Ana Maria Gonçalves é a primeira mulher negra na ABL –

A escritora Ana Maria Gonçalves, primeira mulher negra eleita à Academia Brasileira de Letras, na exposição inspirada em seu livro ‘Um Defeito de Cor’, no Sesc Pinheiro –
Eduardo Knapp – 23.abr.2024 /
Folhapress
A Academia Brasileira de Letras (ABL) fez história ao eleger, pela primeira vez em seus 128 anos, uma mulher negra para ocupar uma de suas 40 cadeiras. Ana Maria Gonçalves, autora do aclamado romance “Um Defeito de Cor”, foi escolhida para a vaga que antes pertencia ao linguista Evanildo Bechara. A eleição ocorreu na tarde de quinta-feira.

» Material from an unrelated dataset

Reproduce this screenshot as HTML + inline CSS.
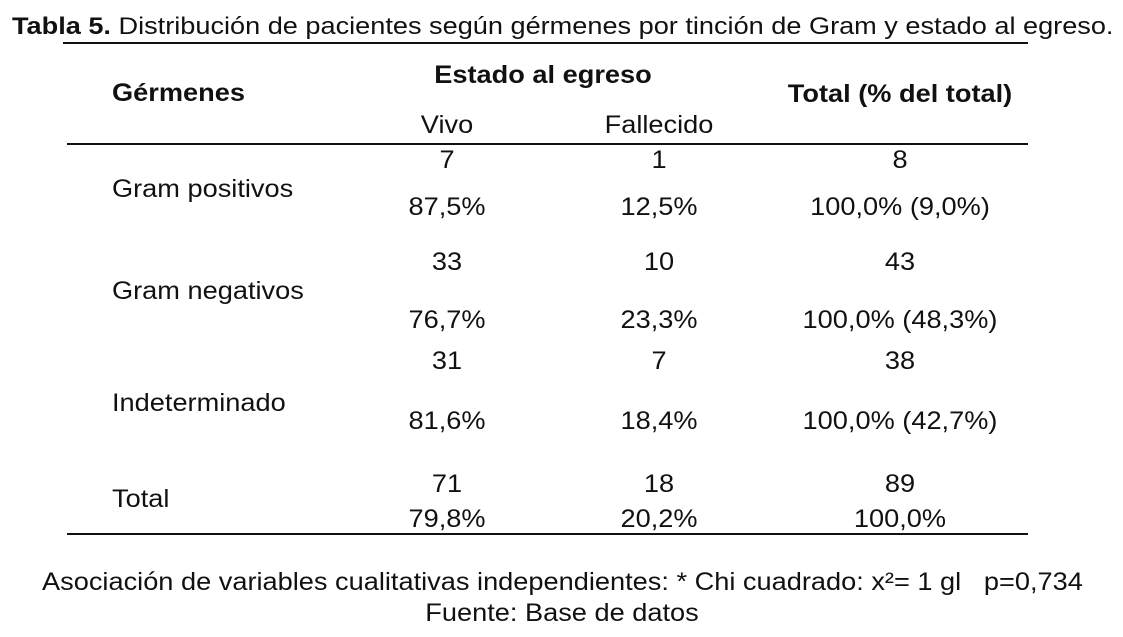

Ana Maria Gonçalves, uma escritora mineira de 54 anos, foi a primeira a se candidatar à cadeira número 33 após a homenagem a Bechara, realizada em 27 de maio. Sua candidatura foi bem aceita dentro da ABL, e ela já se destacava como forte candidata desde o início. Na votação, Gonçalves obteve 30 votos, enquanto sua concorrente, a escritora indígena Eliane Potiguara, recebeu apenas um voto. Ao todo, houve 12 candidatos, incluindo outros nomes como Ruy Lobo, Wander Lourenço de Oliveira e Célia Prado.
“Um Defeito de Cor”, lançado em 2006, é considerado um marco na literatura negra brasileira. A obra aborda a história do Brasil sob a perspectiva da diáspora africana e os impactos da escravidão na formação da identidade nacional. O romance acompanha a vida da narradora Kehinde, que enfrenta sequestro e escravização, e busca seu filho perdido. O livro já vendeu 180 mil cópias e influenciou exposições de arte e até enredos de escolas de samba.
A crítica literária Fernanda Miranda, professora da Universidade Federal da Bahia, destaca a importância da obra de Gonçalves na valorização da literatura produzida por autoras negras no Brasil. Ela explica que “Um Defeito de Cor” amplia a compreensão sobre a África como um espaço multifacetado e complexo, refletindo também a rica diversidade cultural do Brasil.
A eleição de Ana Maria Gonçalves representa um avanço na representatividade dentro da ABL, que por muito tempo foi vista como uma instituição conservadora, predominantemente masculina e branca. Nos últimos anos, a Academia tem se esforçado para diversificar suas escolhas, como a recente entrada de Ailton Krenak, que se tornou o primeiro indígena a ingressar na instituição. Além de Gonçalves, outras mulheres, como Míriam Leitão e Lilia Schwarcz, também se juntaram à ABL, embora ainda sejam poucas em comparação ao número total de acadêmicos.
A trajetória de Conceição Evaristo, outra importante escritora negra, ilustra as dificuldades de acesso a espaços tradicionais. Em 2018, Evaristo teve sua candidatura preterida, obtendo apenas um voto. Sua candidatura foi amplamente apoiada pelo público, mas não se adequava aos protocolos da ABL, que exige que os candidatos sigam certos rituais de aproximação à Academia.
Com a recente eleição de Ana Maria Gonçalves, surgem novas oportunidades para refletir sobre a inclusão de vozes diversas na literatura brasileira. Intelectuais ressaltam a importância de continuar a discussão sobre a representatividade de mulheres, negras e indígenas em posições de poder, considerando a histórica exclusão desses grupos da Academia e do cânone literário. A expectativa é que essa mudança vá além de um simples gesto simbólico e que a ABL realmente se abra para novas possibilidades literárias e culturais.